Effect of polyethylene glycol molecular weight on the electrodeposition of nanostructured nickel

Electrodeposition is an attractive approach to synthesize nanostructured metals and their microstructure can be effectively controlled by tuning the process parameters. Here, two molecular weight (MW) types of polyethylene glycol (PEG) were used as additives for nickel electrodeposition in Watts bath. The surface morphology, crystal orientation, microstructure and microhardness of the Ni film were investigated. Experimental results revealed that the MW of PEG played a decisive role in controlling the microstructure of the deposits. As the current density increased from 25 to 100 mA/cm2, the microstructure of the Ni film deposited from the PEG600-containing bath evolved from ultrafine grains with nanotwin lamella perpendicular to the substrate surface to randomly oriented nanotwins, where the average grain size decreased from 118 nm to 78 nm.
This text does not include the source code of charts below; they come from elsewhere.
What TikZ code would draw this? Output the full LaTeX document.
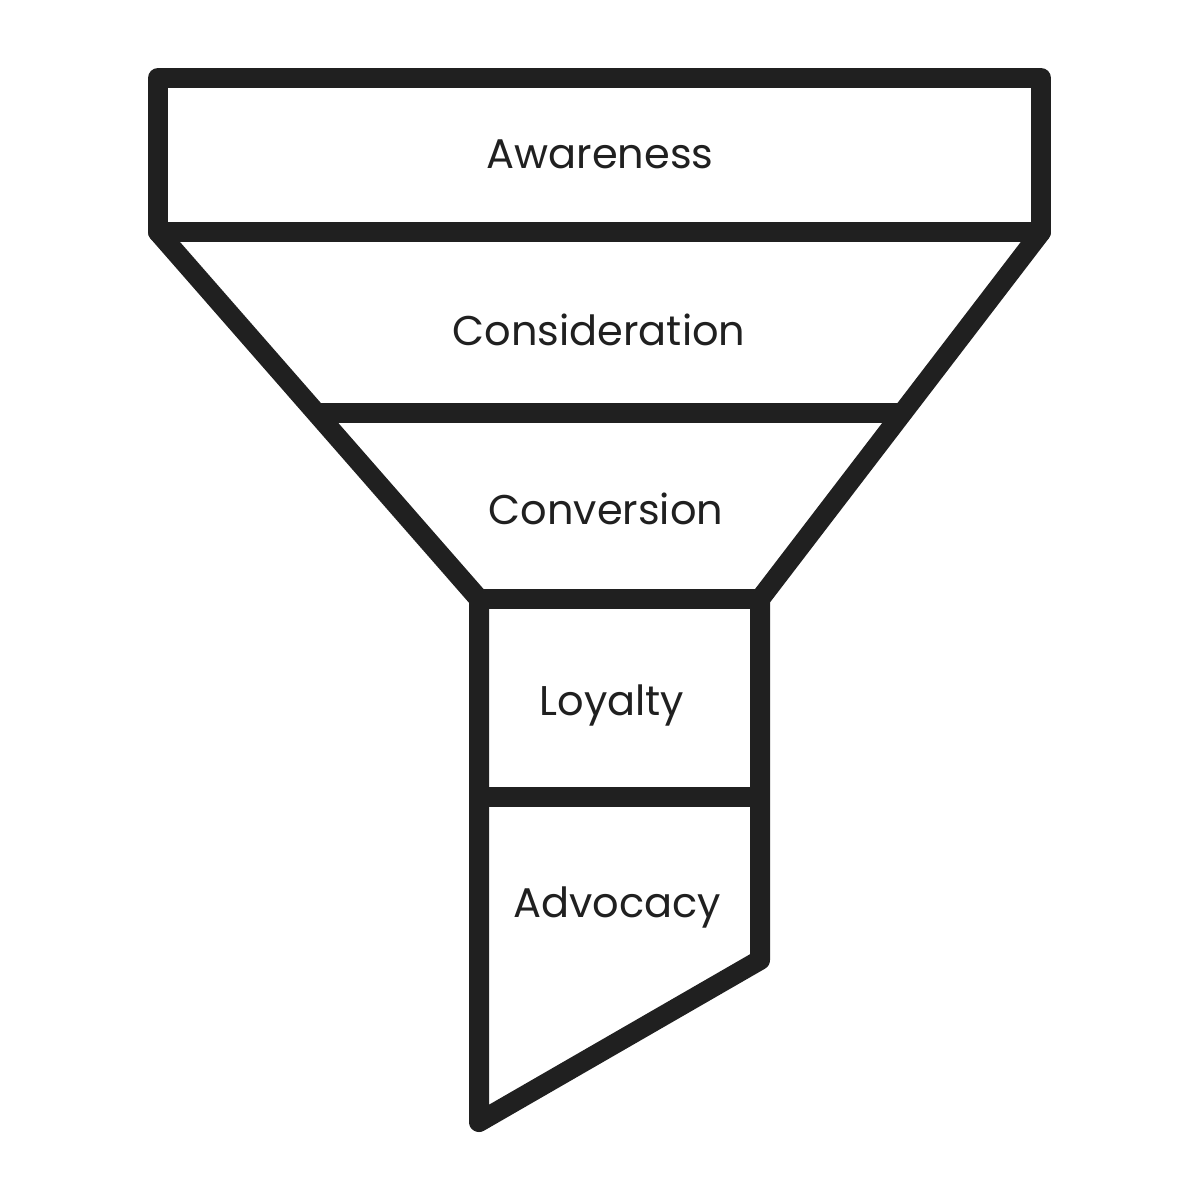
\documentclass[tikz,border=0pt]{standalone}
\usepackage{fontspec}
\setmainfont{Poppins}
\definecolor{ink}{HTML}{202020}
\begin{document}
\begin{tikzpicture}[x=1pt,y=-1pt,
  outline/.style={draw=ink,line width=20pt,line join=round,line cap=round},
  divider/.style={draw=ink,line width=20pt},
  label/.style={anchor=base,inner sep=0pt,text=ink,font=\fontsize{41.5}{48}\selectfont}]
\useasboundingbox[fill=white] (0,0) rectangle (1200,1200);
% key points
\coordinate (TL) at (158,78);
\coordinate (TR) at (1041,78);
\coordinate (BL) at (158,232);
\coordinate (BR) at (1041,232);
\coordinate (NL) at (479,599);
\coordinate (NR) at (760,599);
\coordinate (ML) at (316,413);
\coordinate (MR) at (902,413);
\coordinate (LL) at (479,797);
\coordinate (LR) at (760,797);
\coordinate (SB) at (479,1122);
\coordinate (SR) at (760,960);
% outer shape
\draw[outline] (TL) -- (TR) -- (BR) -- (BL) -- cycle;
\draw[outline] (BL) -- (NL) -- (SB) -- (SR) -- (NR) -- (BR);
% dividers
\draw[divider] (ML) -- (MR);
\draw[divider] (NL) -- (NR);
\draw[divider] (LL) -- (LR);
% labels
\node[label] (aw) at (600,168) {Awareness};
\node[label] (co) at (599,345) {Consideration};
\node[label] (cv) at (606,524) {Conversion};
\node[label] (lo) at (612,715) {Loyalty};
\node[label] (ad) at (617,917) {Advocacy};
\end{tikzpicture}
\end{document}
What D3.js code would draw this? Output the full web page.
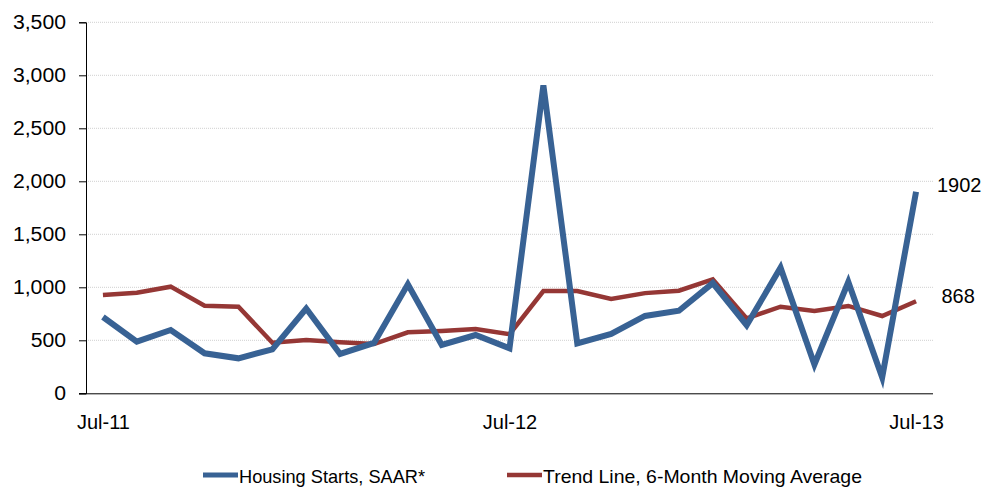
<!DOCTYPE html>
<html>
<head>
<meta charset="utf-8">
<script src="https://cdn.jsdelivr.net/npm/d3@7"></script>
<style>
  body { margin: 0; background: #fff; }
  text { font-family: "Liberation Sans", Arial, sans-serif; fill: #000; }
  .grid line { stroke: #d0d0d0; stroke-dasharray: 1,1; }
</style>
</head>
<body>
<div id="chart"></div>
<script>
// months Jul-11 .. Jul-13
var months = ["Jul-11","Aug-11","Sep-11","Oct-11","Nov-11","Dec-11","Jan-12","Feb-12","Mar-12","Apr-12","May-12","Jun-12",
  "Jul-12","Aug-12","Sep-12","Oct-12","Nov-12","Dec-12","Jan-13","Feb-13","Mar-13","Apr-13","May-13","Jun-13","Jul-13"];
var starts = [720, 487, 597, 377, 330, 415, 800, 371, 475, 1028, 456, 550, 424, 2905, 471, 560, 730, 779, 1040, 642, 1185, 272, 1050, 150, 1902];
var trend = [927, 949, 1006, 826, 817, 477, 503, 481, 465, 575, 588, 607, 557, 965, 965, 890, 945, 968, 1075, 707, 817, 776, 824, 729, 868];
var xTickLabels = ["Jul-11", "Jul-12", "Jul-13"];
var yTicks = [0, 500, 1000, 1500, 2000, 2500, 3000, 3500];
var seriesNames = ["Housing Starts, SAAR*", "Trend Line, 6-Month Moving Average"];
var seriesColors = ["#386294", "#953735"];

var width = 987, height = 488;
var plot = { left: 86, right: 933, top: 22.3, bottom: 393.3 };

var svg = d3.select("#chart").append("svg")
  .attr("width", width)
  .attr("height", height);

var x = d3.scalePoint().domain(months).range([plot.left, plot.right]).padding(0.5);
var y = d3.scaleLinear().domain([0, 3500]).range([plot.bottom, plot.top]);

// gridlines
svg.append("g").attr("class", "grid")
  .selectAll("line")
  .data(yTicks.filter(function (d) { return d > 0; }))
  .enter().append("line")
  .attr("x1", plot.left).attr("x2", plot.right)
  .attr("y1", function (d) { return y(d); })
  .attr("y2", function (d) { return y(d); });

// y axis
var yAxis = svg.append("g")
  .attr("transform", "translate(" + plot.left + ",0)")
  .call(d3.axisLeft(y).tickValues(yTicks).tickSize(7).tickPadding(13).tickFormat(d3.format(",")));
yAxis.select(".domain").attr("stroke", "#000");
yAxis.selectAll(".tick line").attr("stroke", "#000");
yAxis.selectAll("text")
  .style("font-size", "20px")
  .style("font-family", "Liberation Sans, Arial, sans-serif")
  .each(function () {
    var w = this.getComputedTextLength();
    d3.select(this).attr("textLength", w * 1.06).attr("lengthAdjust", "spacingAndGlyphs");
  });

// x axis
var xAxis = svg.append("g")
  .attr("transform", "translate(0," + plot.bottom + ")")
  .call(d3.axisBottom(x).tickValues(xTickLabels).tickSize(0).tickPadding(22).tickSizeOuter(0));
xAxis.select(".domain").attr("stroke", "#000").attr("d", "M" + (plot.left - 7) + ",0.5H" + plot.right);
xAxis.selectAll("text").style("font-size", "20px").style("font-family", "Liberation Sans, Arial, sans-serif");

// lines
var line = d3.line()
  .x(function (d, i) { return x(months[i]); })
  .y(function (d) { return y(d); });

svg.append("path").datum(trend)
  .attr("d", line).attr("fill", "none")
  .attr("stroke", seriesColors[1]).attr("stroke-width", 4.5);

svg.append("path").datum(starts)
  .attr("d", line).attr("fill", "none")
  .attr("stroke", seriesColors[0]).attr("stroke-width", 6);

// end labels
var last = months.length - 1;
svg.append("text")
  .attr("x", 937).attr("y", y(starts[last]) - 7)
  .attr("dy", "0.35em")
  .style("font-size", "20px")
  .text(starts[last]);
svg.append("text")
  .attr("x", 941.5).attr("y", y(trend[last]) - 5)
  .attr("dy", "0.35em")
  .style("font-size", "20px")
  .text(trend[last]);

// legend
var legendItems = [
  { x1: 203, x2: 238, tx: 239, tw: 186, w: 5 },
  { x1: 507, x2: 542, tx: 543, tw: 319, w: 4.5 }
];
var lg = svg.append("g");
legendItems.forEach(function (d, i) {
  lg.append("line")
    .attr("x1", d.x1).attr("x2", d.x2)
    .attr("y1", 475).attr("y2", 475)
    .attr("stroke", seriesColors[i]).attr("stroke-width", d.w);
  lg.append("text")
    .attr("x", d.tx).attr("y", 482.5)
    .style("font-size", "18.5px")
    .attr("textLength", d.tw)
    .attr("lengthAdjust", "spacingAndGlyphs")
    .text(seriesNames[i]);
});
</script>
</body>
</html>
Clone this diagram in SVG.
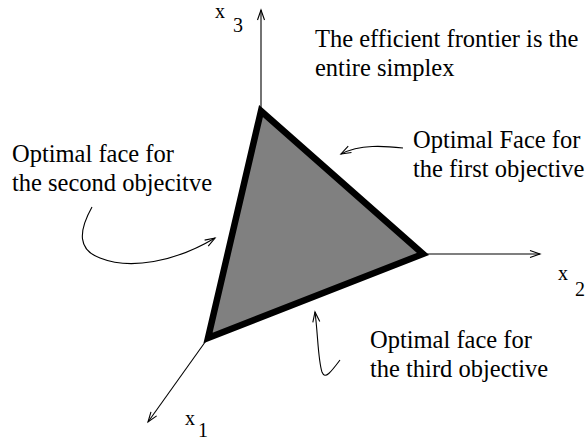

Within the same current density range, the Ni film obtained from the PEG10000-containing bath presented fine nanograins with multifold nano-twins (e.g., fivefold nanotwins) in random orientations with the average grain sizes of around 10 nm, little influenced by the current density. Such microstructure transition could be attributed to that the addition of PEG facilitated the formation of twins, and higher MW PEG induced a greater inhibition effect, promoting significant grain refinement.